Saved data entries:
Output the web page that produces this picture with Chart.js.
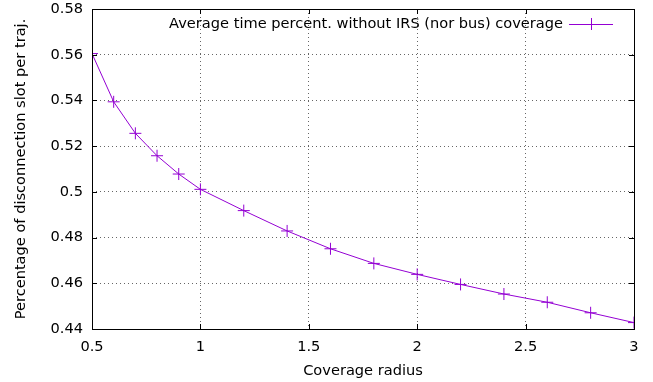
<!DOCTYPE html>
<html lang="en">

<head>
  <meta charset="UTF-8">
  <title>Coverage radius</title>
  <style>
    html, body { margin: 0; padding: 0; background: #fff; }
    #grafico-box { width: 653px; height: 382px; }
  </style>
</head>

<body>
  <div id="grafico-box">
    <canvas id="chart_cobertura"></canvas>
  </div>

  <script src="https://cdn.jsdelivr.net/npm/chart.js"></script>
  <script>
    // dados
    const raios = [0.5, 0.6, 0.7, 0.8, 0.9, 1.0, 1.2, 1.4, 1.6, 1.8, 2.0, 2.2, 2.4, 2.6, 2.8, 3.0];
    const percentuais = [0.5605, 0.5394, 0.5256, 0.5158, 0.5078, 0.5011, 0.4918, 0.4829, 0.4751, 0.4687,
      0.4639, 0.4595, 0.4553, 0.4517, 0.4471, 0.4428];
    const xTicks = [0.5, 1, 1.5, 2, 2.5, 3];
    const yTicks = [0.44, 0.46, 0.48, 0.5, 0.52, 0.54, 0.56, 0.58];

    const nomeSerie = 'Average time percent. without IRS (nor bus) coverage';
    const cor = '#9400d3';
    const fonte = 'DejaVu Sans';
    const tamFonte = 14.6;

    // bordas e marcas para dentro, estilo gnuplot
    const molduraPlugin = {
      id: 'moldura',
      afterDraw(chart) {
        const { ctx, chartArea: a, scales } = chart;
        ctx.save();
        ctx.strokeStyle = '#000';
        ctx.lineWidth = 1;
        ctx.beginPath();
        xTicks.forEach(v => {
          const x = Math.round(scales.x.getPixelForValue(v)) + 0.5;
          ctx.moveTo(x, a.bottom); ctx.lineTo(x, a.bottom - 5);
          ctx.moveTo(x, a.top); ctx.lineTo(x, a.top + 5);
        });
        yTicks.forEach(v => {
          const y = Math.round(scales.y.getPixelForValue(v)) + 0.5;
          ctx.moveTo(a.left, y); ctx.lineTo(a.left + 5, y);
          ctx.moveTo(a.right, y); ctx.lineTo(a.right - 5, y);
        });
        ctx.stroke();
        ctx.strokeRect(Math.round(a.left) + 0.5, Math.round(a.top) + 0.5,
          Math.round(a.right - a.left), Math.round(a.bottom - a.top));

        // legenda dentro do grafico
        const yL = a.top + 15;
        const fimTexto = a.right - 71;
        ctx.font = tamFonte + 'px "' + fonte + '"';
        ctx.fillStyle = '#000';
        ctx.textAlign = 'right';
        ctx.textBaseline = 'middle';
        ctx.fillText(nomeSerie, fimTexto, yL);
        ctx.strokeStyle = cor;
        ctx.beginPath();
        ctx.moveTo(fimTexto + 6, yL + 0.5);
        ctx.lineTo(fimTexto + 50, yL + 0.5);
        ctx.moveTo(fimTexto + 28.5, yL - 6);
        ctx.lineTo(fimTexto + 28.5, yL + 6);
        ctx.stroke();
        ctx.restore();
      }
    };

    Chart.defaults.font.family = fonte;
    Chart.defaults.font.size = tamFonte;
    Chart.defaults.color = '#000';

    new Chart(document.getElementById('chart_cobertura'), {
      type: 'line',
      data: {
        datasets: [{
          label: nomeSerie,
          data: raios.map((r, i) => ({ x: r, y: percentuais[i] })),
          borderColor: cor,
          backgroundColor: cor,
          borderWidth: 1,
          pointStyle: 'cross',
          pointRadius: 6,
          pointBorderWidth: 1,
          tension: 0,
          fill: false
        }]
      },
      options: {
        responsive: true,
        maintainAspectRatio: false,
        animation: false,
        layout: { padding: { top: 9, right: 19, left: 0, bottom: 0 } },
        plugins: {
          legend: { display: false },
          tooltip: { enabled: false }
        },
        scales: {
          x: {
            type: 'linear',
            min: 0.5,
            max: 3,
            afterBuildTicks: s => { s.ticks = xTicks.map(v => ({ value: v })); },
            afterFit: s => { s.height = 53; s.paddingLeft = 0; s.paddingRight = 0; },
            ticks: { padding: 9, callback: v => String(v) },
            grid: {
              color: '#666',
              lineWidth: 1,
              drawTicks: false
            },
            border: { display: false, dash: [1, 3] },
            title: {
              display: true,
              text: 'Coverage radius',
              padding: { top: 6, bottom: 2 }
            }
          },
          y: {
            type: 'linear',
            min: 0.44,
            max: 0.58,
            afterBuildTicks: s => { s.ticks = yTicks.map(v => ({ value: v })); },
            afterFit: s => { s.width = 92; s.paddingTop = 0; s.paddingBottom = 0; },
            ticks: { padding: 9, callback: v => String(parseFloat(v.toFixed(2))) },
            grid: {
              color: '#666',
              lineWidth: 1,
              drawTicks: false
            },
            border: { display: false, dash: [1, 3] },
            title: {
              display: true,
              text: 'Percentage of disconnection slot per traj.',
              padding: { top: 12, bottom: 4 }
            }
          }
        }
      },
      plugins: [molduraPlugin]
    });
  </script>
</body>

</html>
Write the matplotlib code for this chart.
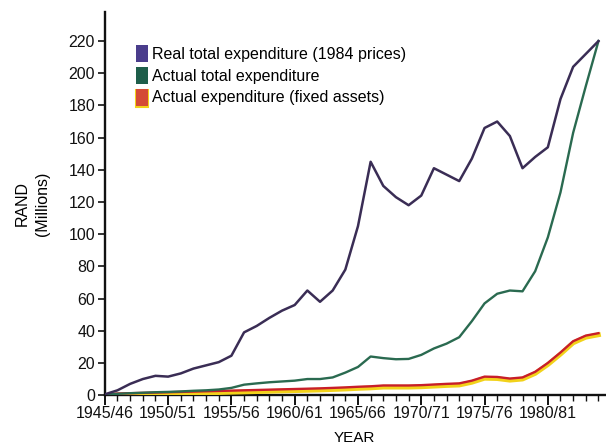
import matplotlib
matplotlib.use("Agg")
import matplotlib.pyplot as plt
import matplotlib.patheffects as pe
from matplotlib.patches import Patch
from matplotlib.ticker import MultipleLocator

plt.rcParams["font.family"] = ["Liberation Sans", "DejaVu Sans"]

# ---------------------------------------------------------------------------
# Data (R millions), financial years 1945/46 .. 1984/85
# ---------------------------------------------------------------------------
year_idx = list(range(40))
tick_pos = [0, 5, 10, 15, 20, 25, 30, 35]
tick_labels = ["1945/46", "1950/51", "1955/56", "1960/61",
               "1965/66", "1970/71", "1975/76", "1980/81"]

real_total = [0.5, 3, 7, 10, 12, 11.5, 13.5, 16.5, 18.5, 20.5,
              24.5, 39, 43, 48, 52.5, 56, 65, 58, 65, 78,
              105, 145, 130, 123, 118, 124, 141, 137, 133, 147,
              166, 170, 161, 141, 148, 154, 184, 204, 212, 220]

actual_total = [0.3, 0.8, 1.2, 1.5, 1.8, 2, 2.3, 2.7, 3, 3.5,
                4.5, 6.5, 7.3, 8, 8.5, 9, 10, 10, 11, 14,
                17.5, 24, 23, 22.3, 22.5, 25, 29, 32, 36, 46,
                57, 63, 65, 64.5, 77, 98, 126, 163, 192, 220]

fixed_assets = [0.5, 1, 1.2, 1.4, 1.6, 1.8, 2, 2.2, 2.4, 2.6,
                2.8, 3, 3.2, 3.4, 3.6, 3.8, 4, 4.2, 4.5, 4.8,
                5.2, 5.5, 6, 6, 6, 6.2, 6.6, 7, 7.3, 9,
                11.5, 11.3, 10.3, 11, 14.5, 20, 26.5, 33.5, 37, 38.5]

labels = ["Real total expenditure (1984 prices)",
          "Actual total expenditure",
          "Actual expenditure (fixed assets)"]

purple_line = "#3a2d55"
green_line = "#2a6a50"
red_line = "#c81e2a"
yellow = "#f2d21a"

# ---------------------------------------------------------------------------
# Plot
# ---------------------------------------------------------------------------
fig = plt.figure(figsize=(6.06, 4.48), dpi=100)
ax = fig.add_axes([0.173, 0.118, 0.825, 0.855])

shadow = [pe.Stroke(linewidth=3.4, foreground=yellow, offset=(0, -1.2)), pe.Normal()]

ax.plot(year_idx, fixed_assets, color=red_line, linewidth=1.7, path_effects=shadow, zorder=3)
ax.plot(year_idx, actual_total, color=green_line, linewidth=1.7, zorder=4)
ax.plot(year_idx, real_total, color=purple_line, linewidth=1.8, zorder=5)

ax.set_xlim(0, 39.5)
ax.set_ylim(0, 238)
ax.set_yticks(range(0, 221, 20))
ax.set_xticks(tick_pos)
ax.set_xticklabels(tick_labels)
ax.xaxis.set_minor_locator(MultipleLocator(1))

for s in ["top", "right"]:
    ax.spines[s].set_visible(False)
for s in ["left", "bottom"]:
    ax.spines[s].set_linewidth(1.7)
    ax.spines[s].set_color("#111111")

ax.tick_params(axis="y", length=5, width=1.2, labelsize=11.5, pad=2, colors="#111111")
ax.tick_params(axis="x", which="major", length=7, width=1.4, labelsize=11.5, pad=1, colors="#111111")
ax.tick_params(axis="x", which="minor", length=4, width=1.0, colors="#111111")

ax.set_xlabel("YEAR", fontsize=11, labelpad=7)
ax.set_ylabel("RAND\n(Millions)", fontsize=11.5, labelpad=13, linespacing=1.45)

handles = [
    Patch(facecolor="#4a3d8c", edgecolor="none"),
    Patch(facecolor="#1e5e4a", edgecolor="none"),
    Patch(facecolor="#d44a36", edgecolor="none",
          path_effects=[pe.Stroke(linewidth=1.5, foreground=yellow, offset=(0, -1.0)), pe.Normal()]),
]
ax.legend(handles, labels, loc="upper left", bbox_to_anchor=(0.05, 0.93),
          frameon=False, fontsize=11.5, handlelength=0.75, handleheight=1.25,
          handletextpad=0.25, labelspacing=0.3, borderaxespad=0)

fig.savefig("out.png", dpi=100)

> [Task to carry out]: Leave out the pictures and repeat exactly the lines from the start of the material through the line that contains "const tamFonte = 14.6;", both included.

> [Response below]:
Output the web page that produces this picture with Chart.js.
<!DOCTYPE html>
<html lang="en">

<head>
  <meta charset="UTF-8">
  <title>Coverage radius</title>
  <style>
    html, body { margin: 0; padding: 0; background: #fff; }
    #grafico-box { width: 653px; height: 382px; }
  </style>
</head>

<body>
  <div id="grafico-box">
    <canvas id="chart_cobertura"></canvas>
  </div>

  <script src="https://cdn.jsdelivr.net/npm/chart.js"></script>
  <script>
    // dados
    const raios = [0.5, 0.6, 0.7, 0.8, 0.9, 1.0, 1.2, 1.4, 1.6, 1.8, 2.0, 2.2, 2.4, 2.6, 2.8, 3.0];
    const percentuais = [0.5605, 0.5394, 0.5256, 0.5158, 0.5078, 0.5011, 0.4918, 0.4829, 0.4751, 0.4687,
      0.4639, 0.4595, 0.4553, 0.4517, 0.4471, 0.4428];
    const xTicks = [0.5, 1, 1.5, 2, 2.5, 3];
    const yTicks = [0.44, 0.46, 0.48, 0.5, 0.52, 0.54, 0.56, 0.58];

    const nomeSerie = 'Average time percent. without IRS (nor bus) coverage';
    const cor = '#9400d3';
    const fonte = 'DejaVu Sans';
    const tamFonte = 14.6;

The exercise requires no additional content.